According to the country’s energy ministry, Pakistan has domestic conventional reserves of around 20 tcf (566.4 bcm) of gas and 385 million barrels of oil, as well as shale deposits of 200 tcf (5.66 tcm). While this is considerably larger than estimates from the US Energy Information Administration (EIA), which places recoverable shale gas reserves at roughly 105 tcf (2.97 tcm), it is still clear that the country should not be battling with such deep shortages of supply.

However, domestic exploration and production remains erratic at best, hampered by bureaucracy, corruption and a lack of communication across government agencies. Foreign partners with ready access to capital and technology have proved unwilling to work in this environment, while subsidised fuel and long running issues with circular debt and late payments from refiners and power generation companies have lessened the appeal even further.

Instead, Pakistan has been forced to a turn to LNG imports. In 2016, the country received its first shipments of the fuel, helping relieve some of the downward pressure on a drastically oversupplied global market.

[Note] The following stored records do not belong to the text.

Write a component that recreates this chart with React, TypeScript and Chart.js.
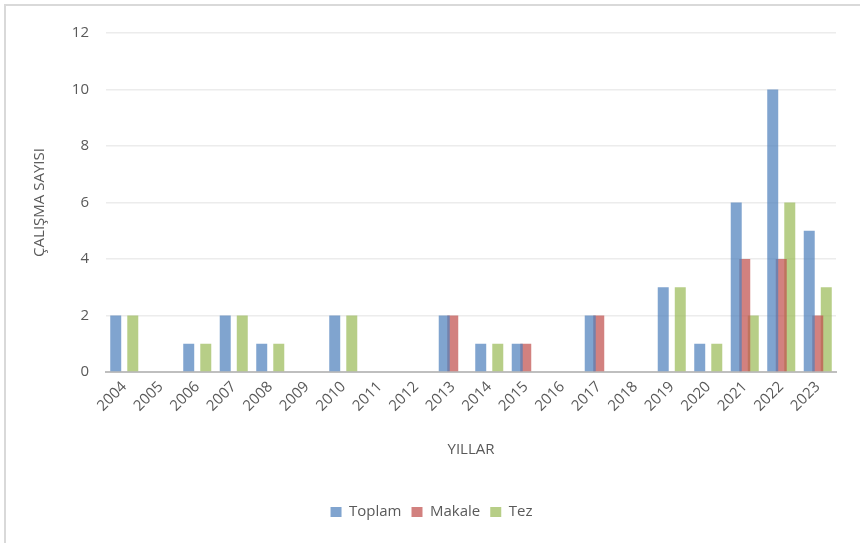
import React, { useEffect, useRef } from "react";
import { Chart, registerables } from "chart.js";

Chart.register(...registerables);

const years = ["2004","2005","2006","2007","2008","2009","2010","2011","2012","2013","2014","2015","2016","2017","2018","2019","2020","2021","2022","2023"];
const toplam = [2,0,1,2,1,0,2,0,0,2,1,1,0,2,0,3,1,6,10,5];
const makale = [0,0,0,0,0,0,0,0,0,2,0,1,0,2,0,0,0,4,4,2];
const tez =    [2,0,1,2,1,0,2,0,0,0,1,0,0,0,0,3,1,2,6,3];
const yTicks = [0,2,4,6,8,10,12];

const FONT = "'Open Sans', 'Noto Sans', sans-serif";
const TEXT = "#595959";

export default function App() {
  const ref = useRef<HTMLCanvasElement | null>(null);
  useEffect(() => {
    if (!ref.current) return;
    const chart = new Chart(ref.current, {
      type: "bar",
      data: {
        labels: years,
        datasets: [
          { label: "Toplam", data: toplam, backgroundColor: "rgba(79,129,189,0.72)" },
          { label: "Makale", data: makale, backgroundColor: "rgba(192,80,77,0.72)" },
          { label: "Tez", data: tez, backgroundColor: "rgba(155,187,89,0.72)" },
        ],
      },
      options: {
        responsive: false,
        animation: false,
        datasets: { bar: { categoryPercentage: 0.7, barPercentage: 1.29 } },
        layout: { padding: { left: 27, right: 24, top: 33, bottom: 13.5 } },
        plugins: {
          tooltip: { enabled: false },
          legend: {
            position: "bottom",
            labels: {
              boxWidth: 11,
              boxHeight: 10,
              padding: 10,
              color: TEXT,
              font: { family: FONT, size: 15 },
            },
          },
        },
        scales: {
          x: {
            grid: { display: false, drawTicks: false },
            border: { color: "#bfbfbf", width: 2 },
            ticks: {
              color: TEXT,
              font: { family: FONT, size: 15 },
              minRotation: 45,
              maxRotation: 45,
              padding: 6,
              autoSkip: false,
            },
            title: {
              display: true,
              text: "YILLAR",
              color: TEXT,
              font: { family: FONT, size: 15 },
              padding: { top: 4, bottom: 35.5 },
            },
            afterFit: (s: any) => { s.height = 122.5; },
          },
          y: {
            min: 0,
            max: 12,
            afterBuildTicks: (s: any) => { s.ticks = yTicks.map((v) => ({ value: v })); },
            grid: { color: "#ececec", lineWidth: 1.5, drawTicks: false },
            border: { display: false },
            ticks: {
              color: TEXT,
              font: { family: FONT, size: 15 },
              padding: 17,
            },
            title: {
              display: true,
              text: "ÇALIŞMA SAYISI",
              color: TEXT,
              font: { family: FONT, size: 15 },
              padding: { top: 4, bottom: 4 },
            },
            afterFit: (s: any) => { s.width = 79; },
          },
        },
      },
    });
    return () => chart.destroy();
  }, []);
  return (
    <div style={{ position: "fixed", left: 0, top: 0, width: 860, height: 543, background: "#fff", overflow: "hidden" }}>
      <div style={{ position: "absolute", left: 4, top: 4, width: 870, height: 560, borderLeft: "2px solid #d9d9d9", borderTop: "2px solid #d9d9d9" }} />
      <canvas ref={ref} width={860} height={543} style={{ position: "absolute", left: 0, top: 0 }} />
    </div>
  );
}
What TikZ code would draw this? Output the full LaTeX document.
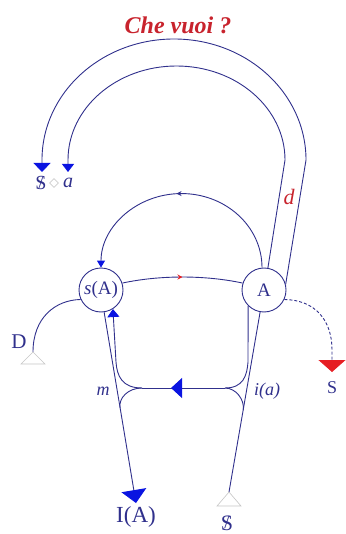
\documentclass[tikz,border=0pt]{standalone}
\usepackage{fontspec}
\setmainfont{Liberation Serif}
\usetikzlibrary{arrows.meta,decorations.markings,shapes.geometric}

\definecolor{graphblue}{RGB}{48,48,140}
\definecolor{tipblue}{RGB}{10,20,225}
\definecolor{cheRed}{RGB}{200,35,45}
\definecolor{tipRed}{RGB}{230,30,35}

% barred subject
\newcommand{\barS}{\ooalign{S\cr\hidewidth\raisebox{.15ex}{\scalebox{.85}{/}}\hidewidth\cr}}

\begin{document}
\begin{tikzpicture}[
  x=1pt, y=-1pt,
  line width=0.9pt,
  vec/.style={graphblue},
  locus/.style={draw=graphblue,circle,minimum size=44pt,inner sep=0pt,
    text=graphblue,font=\fontsize{19}{22}\selectfont},
  lbl/.style={text=graphblue,inner sep=0pt},
  opentri/.style={draw=gray!45,fill=white,line width=0.6pt},
  midtip/.style 2 args={postaction={decorate},
    decoration={markings,mark=at position #1 with {\arrow{#2}}}}
]
  \useasboundingbox (0,0) rectangle (345,534);

  % Title over the upper loop
  \node[font=\fontsize{24}{28}\selectfont\bfseries\itshape,text=cheRed,inner sep=0pt]
    (title) at (178,25) {Che vuoi ?};

  % The two loci
  \node[locus] (sA) at (101,290) {\textit{s}(A)};
  \node[locus] (A) at (264,290) {A};

  % Free ends and junctions
  \coordinate (outEnd) at (42,172);
  \coordinate (inEnd) at (68,172);
  \coordinate (Dtip) at (33,352);
  \coordinate (Send) at (332,372);
  \coordinate (IAend) at (136,503);
  \coordinate (bSend) at (229,492);
  \coordinate (mL) at (142,388);
  \coordinate (mR) at (225,388);
  \coordinate (jL) at (120,408);
  \coordinate (jR) at (243.2,410);

  % Upper loop: d up to S<>a
  \draw[vec,-{Triangle[width=17pt,length=9pt,color=tipblue,fill=tipblue]}]
    (A.15) -- (306,160)
    arc[start angle=0,end angle=180,x radius=132pt,y radius=121pt] -- (outEnd);
  \draw[vec,-{Triangle[width=12pt,length=8pt,color=tipblue,fill=tipblue]}]
    (A.80) -- (285,160)
    arc[start angle=0,end angle=180,x radius=108.5pt,y radius=94pt] -- (inEnd);
  \node[lbl,font=\fontsize{20}{22}\selectfont] (SaS) at (41,183) {\barS};
  \node[draw=gray!40,diamond,minimum size=9pt,inner sep=0pt,line width=0.6pt]
    (punch) at (54,183) {};
  \node[lbl,font=\fontsize{20}{22}\selectfont\itshape] (Saa) at (68,183) {a};
  \node[text=cheRed,font=\fontsize{22}{24}\selectfont\itshape,inner sep=0pt]
    (dLab) at (289,197) {d};

  % A back to s(A) over the top
  \draw[vec,{Triangle[width=8pt,length=7pt,color=tipblue,fill=tipblue]}-,
    midtip={.5}{Stealth[reversed,length=5pt,width=5pt,color=graphblue]}]
    (sA.north) arc[start angle=180,end angle=0,x radius=80.5pt,y radius=74pt];

  % s(A) to A
  \draw[vec,midtip={.5}{Stealth[length=5pt,width=5pt,color=tipRed]}]
    (sA.18) .. controls (160,275) and (205,275) .. (A.162);

  % D branch
  \draw[vec] (sA.205) .. controls (55,300) and (33,318) .. (Dtip);
  \draw[opentri] (Dtip) -- ++(-12,12) -- ++(24,0) -- cycle;
  \node[lbl,font=\fontsize{21}{24}\selectfont] (DLab) at (19,342) {D};

  % dashed branch to S
  \draw[vec,dash pattern=on 3pt off 2pt,
    -{Triangle[width=27pt,length=12pt,color=tipRed,fill=tipRed]}]
    (A.-25) .. controls (315,300) and (332,320) .. (332,350) -- (Send);
  \node[lbl,font=\fontsize{18}{20}\selectfont] (SLab) at (332,388) {S};

  % left: s(A) down to I(A), m up to s(A)
  \draw[vec,-{Triangle[width=25pt,length=13pt,color=tipblue,fill=tipblue]}]
    (sA.-82) -- (IAend);
  \draw[vec,-{Triangle[width=12pt,length=8pt,color=tipblue,fill=tipblue]}]
    (mL) .. controls (122,388) and (117,376) .. (116,362) -- (sA.-58);
  \draw[vec] (mL) .. controls (128,388) and (118.5,398) .. (jL);
  \node[lbl,font=\fontsize{18}{20}\selectfont\itshape] (mLab) at (103,391) {m};
  \node[lbl,font=\fontsize{23}{26}\selectfont] (IALab) at (136,517) {I(A)};

  % right: barred S up to A, A down to i(a)
  \draw[vec] (bSend) -- (A.-100);
  \draw[opentri] (bSend) -- ++(-12,14) -- ++(24,0) -- cycle;
  \draw[vec] (A.-135) -- (248,362) .. controls (247,376) and (243,388) .. (mR);
  \draw[vec] (mR) .. controls (236,388) and (244.9,400) .. (jR);
  \node[lbl,font=\fontsize{18}{20}\selectfont\itshape] (iaLab) at (267,391) {i(a)};
  \node[lbl,font=\fontsize{22}{24}\selectfont,anchor=base] (bSLab) at (227,530) {\barS};

  % i(a) to m
  \draw[vec,midtip={.65}{Triangle[length=11pt,width=20pt,color=tipblue,fill=tipblue]}]
    (mR) -- (mL);
\end{tikzpicture}
\end{document}
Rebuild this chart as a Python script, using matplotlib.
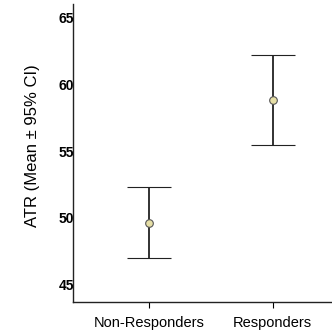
import matplotlib
matplotlib.use("Agg")
import matplotlib.pyplot as plt

groups = ["Non-Responders", "Responders"]
means = [49.64, 58.83]
ci_low = [46.97, 55.50]
ci_high = [52.35, 62.25]

plt.rcParams['font.family'] = ['Liberation Sans', 'DejaVu Sans']

fig = plt.figure(figsize=(3.32, 3.30), dpi=100)
ax = fig.add_axes([72.7 / 332, (330 - 301.7) / 330, (332 - 72.7) / 332, (301.7 - 4) / 330])

x = list(range(len(groups)))
yerr = [[m - lo for m, lo in zip(means, ci_low)], [hi - m for m, hi in zip(means, ci_high)]]
ax.errorbar(x, means, yerr=yerr, fmt='o', color='#222222', ecolor='#222222',
            elinewidth=1.3, capsize=15.5, capthick=1.6,
            markersize=5.5, markerfacecolor='#e6dfa6', markeredgecolor='#555555', markeredgewidth=0.8)

ax.set_xlim(-0.613, 1.478)
ax.set_ylim(43.72, 66.05)
ax.set_yticks([45, 50, 55, 60, 65])
ax.set_xticks(x)
ax.set_xticklabels(groups, fontsize=10.5)
for lbl in ax.get_yticklabels():
    lbl.set_fontweight('bold')
    lbl.set_fontsize(10)
ax.tick_params(axis='y', length=0, pad=-1)
ax.tick_params(axis='x', length=4, width=0.8, pad=6)
ax.set_ylabel("ATR (Mean ± 95% CI)", fontsize=12)
ax.yaxis.set_label_coords(-0.127, 0.523)

for s in ['top', 'right']:
    ax.spines[s].set_visible(False)
for s in ['left', 'bottom']:
    ax.spines[s].set_linewidth(1.0)
    ax.spines[s].set_color('#222222')

fig.savefig("out.png", dpi=100)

This is undoubtedly a high-cost solution, especially when it can be assumed that more than 10% will be lost as soon as the gas is transferred to the domestic pipeline system. To counter this and make LNG more viable, distributors have been permitted a 4.5% UFG ceiling to account for theft and leakages. However, the NAB, already investigating the award of LNG terminal contracts and spot purchases for possible corruption, has found that SNGPL has been charging 10.3%, as well as seeking different prices across different industries.

With all of this in mind the World Bank’s decision was relatively straightforward. Although investment is sorely needed to improve Pakistan’s gas sector, the current environment means that there is no guarantee that the funds could be used wisely. While corruption and mismanagement remain rife, and with even the NAB under the microscope, this is unlikely to change.